As others have said some people might find it too similar. Myself I wouldn't have a problem with it personally.

Great cover by the way, and the new name you have chosen is good and distinctive, good luck with the editing :)

Cheers, Vaz
 
Why not CH instead of sh? It makes the same sound. And its hidden in plain sight, as it were.
Its only one letter to change then and won't bollocks up the spacing.
If there is another famous Samuel book, you could try Sabuel or Sebuel. Even Sevuel.
 
Hi,

The artist for those who asked is Stefanie Fontecha of Beetiful. And yeah I think the cover's great. It has the one thing a cover really needs - eye catchiness. And it tells something of the MC and the genre.

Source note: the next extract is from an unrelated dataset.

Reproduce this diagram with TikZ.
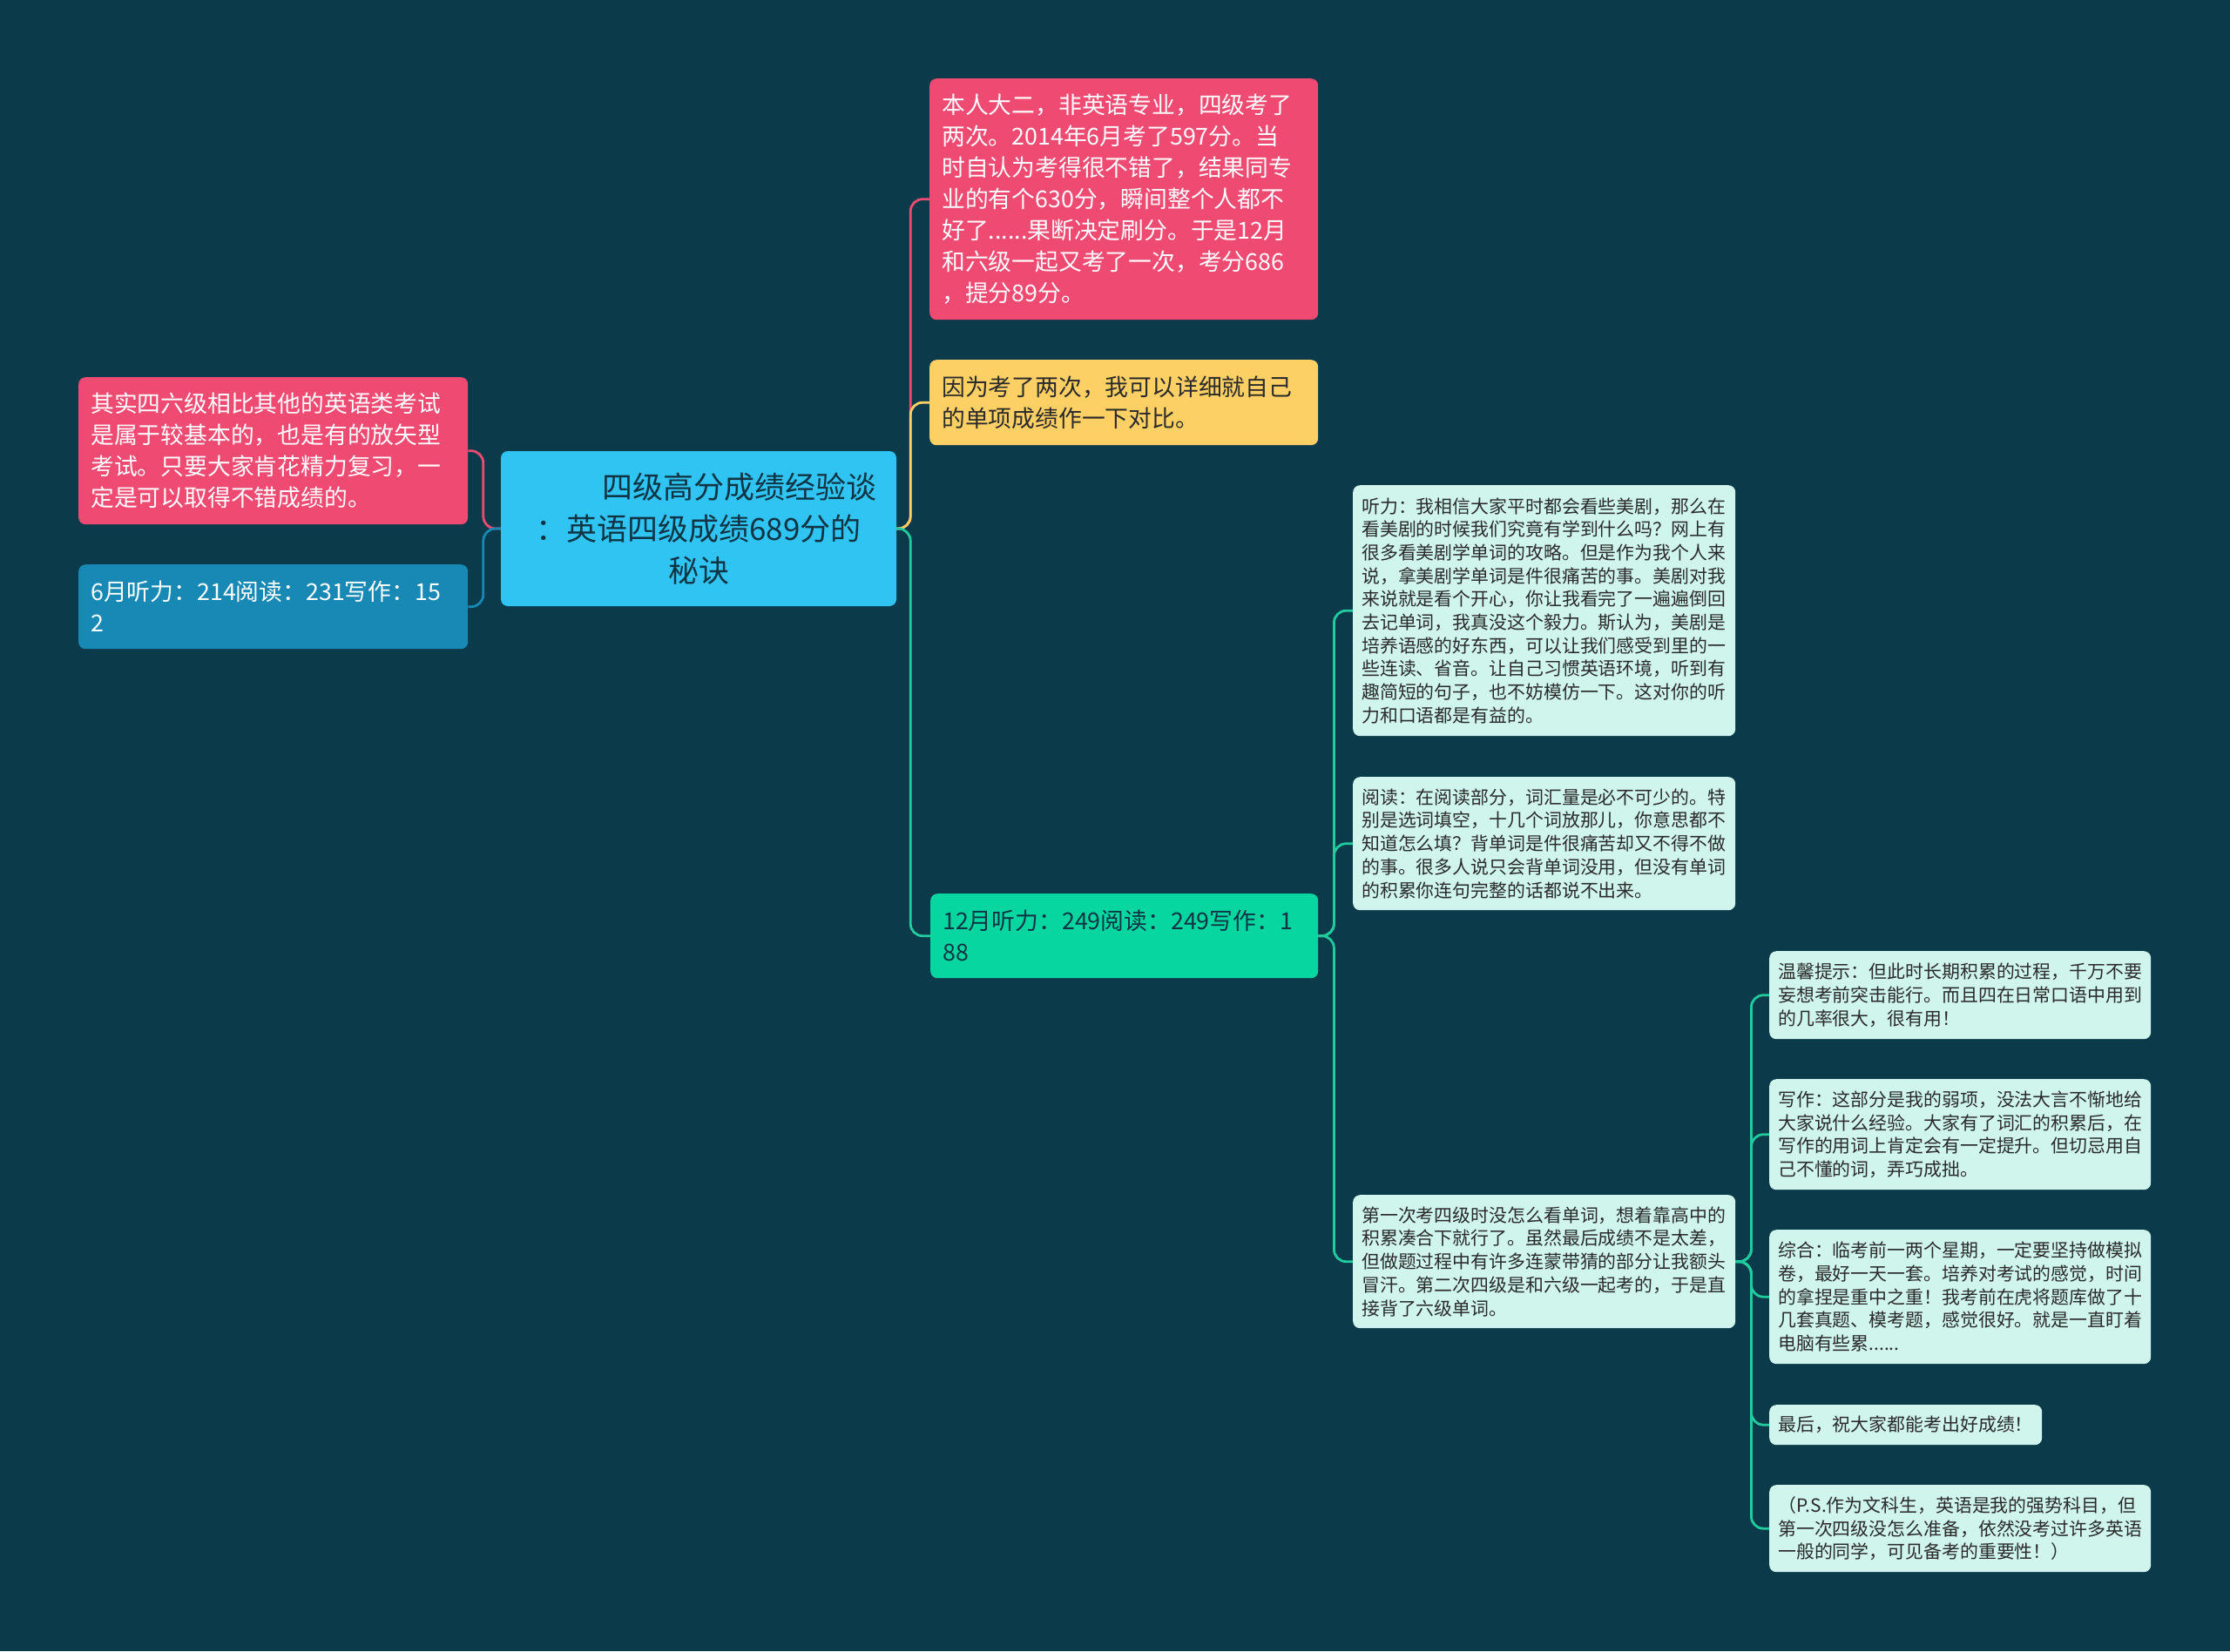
\documentclass[tikz,border=0pt]{standalone}
\usepackage{fontspec}
\setmainfont{Noto Sans CJK SC}
\definecolor{bgC}{HTML}{0B3A4B}
\definecolor{pinkC}{HTML}{EF4A72}
\definecolor{yellowC}{HTML}{FDD066}
\definecolor{rootC}{HTML}{30C4F2}
\definecolor{blueC}{HTML}{1789B4}
\definecolor{greenC}{HTML}{07D6A0}
\definecolor{lightC}{HTML}{CFF5EC}
\definecolor{lineG}{HTML}{22CB9E}
\definecolor{darkT}{HTML}{2A2A2A}
\definecolor{rootT}{HTML}{113445}
\begin{document}
\begin{tikzpicture}[x=1pt,y=-1pt,
  box/.style={rectangle, rounded corners=8pt, anchor=north west, align=left, inner xsep=14pt, inner ysep=0pt},
  big/.style={font=\fontsize{26.8pt}{36pt}\selectfont},
  small/.style={font=\fontsize{20.9pt}{26.7pt}\selectfont, fill=lightC, text=darkT, inner xsep=10pt},
  link/.style={line width=2.8pt, rounded corners=14pt}
]
\fill[bgC] (0,0) rectangle (2560,1896);
\useasboundingbox (0,0) rectangle (2560,1896);

% root
\node[box, fill=rootC, text=rootT, align=center, anchor=center,
  minimum width=454pt, minimum height=178pt,
  font=\fontsize{35pt}{48pt}\selectfont] (root) at (802,607)
  {\hspace*{94pt}四级高分成绩经验谈\\：英语四级成绩689分的\\秘诀};

% left side
\node[box, big, fill=pinkC, text=white, minimum width=445pt, minimum height=169pt, text width=419pt] (lpink) at (90,433)
  {其实四六级相比其他的英语类考试\\是属于较基本的，也是有的放矢型\\考试。只要大家肯花精力复习，一\\定是可以取得不错成绩的。};
\node[box, big, fill=blueC, text=white, minimum width=445pt, minimum height=97pt, text width=419pt] (lblue) at (90,648)
  {6月听力：214阅读：231写作：15\\2};

% right side level 1
\node[box, big, fill=pinkC, text=white, minimum width=446pt, minimum height=277pt, text width=418pt] (tpink) at (1067,90)
  {本人大二，非英语专业，四级考了\\两次。2014年6月考了597分。当\\时自认为考得很不错了，结果同专\\业的有个630分，瞬间整个人都不\\好了......果断决定刷分。于是12月\\和六级一起又考了一次，考分686\\，提分89分。};
\node[box, big, fill=yellowC, text=darkT, minimum width=446pt, minimum height=98pt, text width=418pt] (yel) at (1067,413)
  {因为考了两次，我可以详细就自己\\的单项成绩作一下对比。};
\node[box, big, fill=greenC, text=rootT, minimum width=445pt, minimum height=97pt, text width=417pt] (grn) at (1068,1026)
  {12月听力：249阅读：249写作：1\\88};

% level 2
\node[box, small, minimum width=439pt, minimum height=288pt, text width=419pt] (l1) at (1553,557)
  {听力：我相信大家平时都会看些美剧，那么在\\看美剧的时候我们究竟有学到什么吗？网上有\\很多看美剧学单词的攻略。但是作为我个人来\\说，拿美剧学单词是件很痛苦的事。美剧对我\\来说就是看个开心，你让我看完了一遍遍倒回\\去记单词，我真没这个毅力。斯认为，美剧是\\培养语感的好东西，可以让我们感受到里的一\\些连读、省音。让自己习惯英语环境，听到有\\趣简短的句子，也不妨模仿一下。这对你的听\\力和口语都是有益的。};
\node[box, small, minimum width=439pt, minimum height=153pt, text width=419pt] (l2) at (1553,892)
  {阅读：在阅读部分，词汇量是必不可少的。特\\别是选词填空，十几个词放那儿，你意思都不\\知道怎么填？背单词是件很痛苦却又不得不做\\的事。很多人说只会背单词没用，但没有单词\\的积累你连句完整的话都说不出来。};
\node[box, small, minimum width=439pt, minimum height=153pt, text width=419pt] (l3) at (1553,1372)
  {第一次考四级时没怎么看单词，想着靠高中的\\积累凑合下就行了。虽然最后成绩不是太差，\\但做题过程中有许多连蒙带猜的部分让我额头\\冒汗。第二次四级是和六级一起考的，于是直\\接背了六级单词。};

% level 3
\node[box, small, minimum width=438pt, minimum height=101pt, text width=418pt] (m1) at (2031,1092)
  {温馨提示：但此时长期积累的过程，千万不要\\妄想考前突击能行。而且四在日常口语中用到\\的几率很大，很有用！};
\node[box, small, minimum width=438pt, minimum height=127pt, text width=418pt] (m2) at (2031,1239)
  {写作：这部分是我的弱项，没法大言不惭地给\\大家说什么经验。大家有了词汇的积累后，在\\写作的用词上肯定会有一定提升。但切忌用自\\己不懂的词，弄巧成拙。};
\node[box, small, minimum width=438pt, minimum height=154pt, text width=418pt] (m3) at (2031,1412)
  {综合：临考前一两个星期，一定要坚持做模拟\\卷，最好一天一套。培养对考试的感觉，时间\\的拿捏是重中之重！我考前在虎将题库做了十\\几套真题、模考题，感觉很好。就是一直盯着\\电脑有些累......};
\node[box, small, minimum width=313pt, minimum height=46pt, text width=293pt] (m4) at (2031,1613)
  {最后，祝大家都能考出好成绩！};
\node[box, small, minimum width=438pt, minimum height=100pt, text width=418pt] (m5) at (2031,1705)
  {（P.S.作为文科生，英语是我的强势科目，但\\第一次四级没怎么准备，依然没考过许多英语\\一般的同学，可见备考的重要性！）};

% connectors
\draw[link, pinkC] (root.west) -- ++(-20,0) |- (lpink.east);
\draw[link, blueC] (root.west) -- ++(-20,0) |- (lblue.east);
\draw[link, pinkC] (root.east) -- ++(16,0) |- (tpink.west);
\draw[link, yellowC] (root.east) -- ++(16,0) |- (yel.west);
\draw[link, lineG] (root.east) -- ++(16,0) |- (grn.west);
\foreach \c in {l1,l2,l3}
  \draw[link, lineG] (grn.east) -- ++(18,0) |- (\c.west);
\foreach \c in {m1,m2,m3,m4,m5}
  \draw[link, lineG] (l3.east) -- ++(18,0) |- (\c.west);
\end{tikzpicture}
\end{document}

I'm not crazy about the new title, but it's the MC's name. (He's only half elf.) Shavarra was the name of a realm and had an elven feel to it that I liked, but I just can't risk readers even imagining that there's a connection to another work. It's like justice I suppose. It's not only go to be done it's got to be seen to be done. But it is annoying.

Cheers, Greg.
 
It won't let me on to Facebook to see the page. It wants me to create a page first.

I am in the minority I realize, but I do not support Facebook twitter tumbler or instagram.
I am sure its a lovely cover and I am glad you have solved your title. Problem.
 
'Tis a striking cover, but as a Shannara reader I can see why you're getting the feedback you are. Even the colouring could be claimed to trigger the connection (High Druid's Blade cover is predominantly green)
It could work in your favour leading readers to pick up the novel because of the similarities, but it will I don't doubt bring you plenty of one star reviews because it's not what they thought they were buying.